Efferia sp., female (note the long thin ovipositor at the terminus of the abdomen). As I crept up to her (on the opposite side of the cattle pond from the male), she crouched down, stretching her forelegs out, but did not fly off. It seemed like a very deliberate behavior. I wonder if there is any meaning to it, past just making her appear slightly smaller.

Efferia sp. female, with fellow asilid as prey. No family loyalties here.

The "pond Efferia male". Side view. The fuzzy mass of hairs protruding from the face is the "mystax" (meaning moustache) which is thought to protect the fly's face from wildly struggling prey.

Large asilid with prey, in the creek bed which passes by our Burr Trail camp site.

A smaller asilid species, to be determined, perched on the concrete bridge over the creek.

An almost-all-black robber fly, Ospriocerus sp. (note the red on the abdomen). This is a large species, like the Efferia seen on this trip - around 1 inch long. 

Another Ospriocerus sp., east on the Burr Trail, in an open windy area.

The sandy substrate combined with plenty of flowering plants following the rains seemed to create the ideal conditions for velvet ants around our Burr Trail camp site. Four species were seen within and close by our camp. I have not been able to conclusively identify any of them yet.

This species, with a black abdominal tip, came in orange and yellow forms. I'm tentatively guessing Dasymutilla scitula?

Digging in the soft sand around the camp site.

A very small but beautifully clothed female - actively searching for larvae of ground-nesting host species.

This small species, as well as the other two diurnal species we saw, was searching for the nest chambers of ground nesting bees or wasps. The female will dig her way into a nest, lay an egg by the host larva, and then the egg will hatch and consume the host.

This was the larger species, which might be Dasymutilla californica, but still uncertain. This female is next to a hole she dug out.

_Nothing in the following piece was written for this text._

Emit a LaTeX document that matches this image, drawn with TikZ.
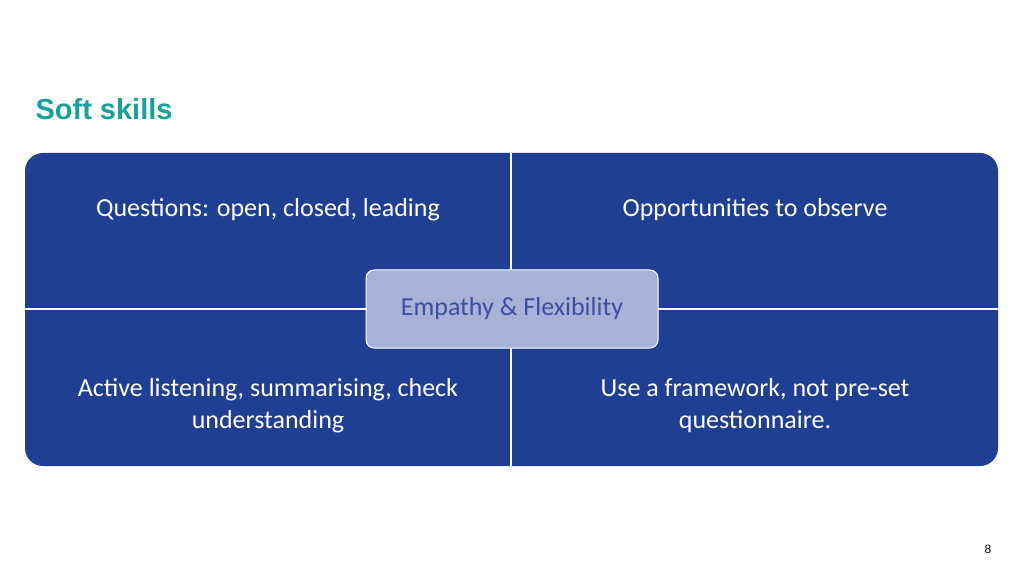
\documentclass[tikz,border=0pt]{standalone}
\usepackage{fontspec}
\setmainfont{Carlito}
\newfontfamily\titlefont{Liberation Sans}
\definecolor{quadblue}{HTML}{1F3F92}
\definecolor{teal}{HTML}{17A197}
\definecolor{hubfill}{HTML}{A8B2D8}
\definecolor{hubtext}{HTML}{3B4F9E}
\begin{document}
\begin{tikzpicture}[x=1pt,y=1pt,
    quad/.style = {text=white, align=center, font=\fontsize{26}{32}\selectfont},
    hub/.style = {draw=white, line width=1pt, fill=hubfill, rounded corners=8pt, minimum width=292pt, minimum height=78pt, text=hubtext, font=\fontsize{26}{32}\selectfont}]
        \useasboundingbox (0,0) rectangle (1024,576);
        \node[anchor=base west, text=teal, font=\titlefont\bfseries\fontsize{29}{34}\selectfont] (title) at (32,456) {Soft skills};
        \fill[quadblue, rounded corners=18pt] (25,110) rectangle (998,423);
        \coordinate (top) at (511,423);
        \coordinate (bottom) at (511,110);
        \coordinate (left) at (25,267);
        \coordinate (right) at (998,267);
        \draw[white, line width=1.2pt] (top) -- (bottom);
        \draw[white, line width=1.2pt] (left) -- (right);
        \node[quad] (q1) at (268,366) {Questions: open, closed, leading};
        \node[quad] (q2) at (755,366) {Opportunities to observe};
        \node[quad] (q3) at (268,170) {Active listening, summarising, check\\understanding};
        \node[quad] (q4) at (755,170) {Use a framework, not pre-set\\questionnaire.};
        \node[hub] (hub) at (512,267) {Empathy \& Flexibility};
        \node[font=\titlefont\fontsize{12}{14}\selectfont] (page) at (988,27) {8};
\end{tikzpicture}
\end{document}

Busily digging, digging, digging. At least half a dozen females of this species were active in the late afternoon around our camp site. A couple males were present also (presumably of the same species, although with several species present, and the fact that male and female velvet ants of the same species often do NOT look alike at all, it's not certain which species the males belonged to).

Some of these females were very worn looking, or even had what appeared to be dried mud on them.

One of many neat holes dug in a small area with many velvet ants actively digging around. This hole was around 1/4 inch in diameter.

A male. Males are winged, but do not sting. Females of many velvet ants are wingless. Females can deliver a powerful, painful sting!

A large winged mutillid, probably in the genus Sphaeropthalma, which came to the black light after dark. It was around 20 mm long.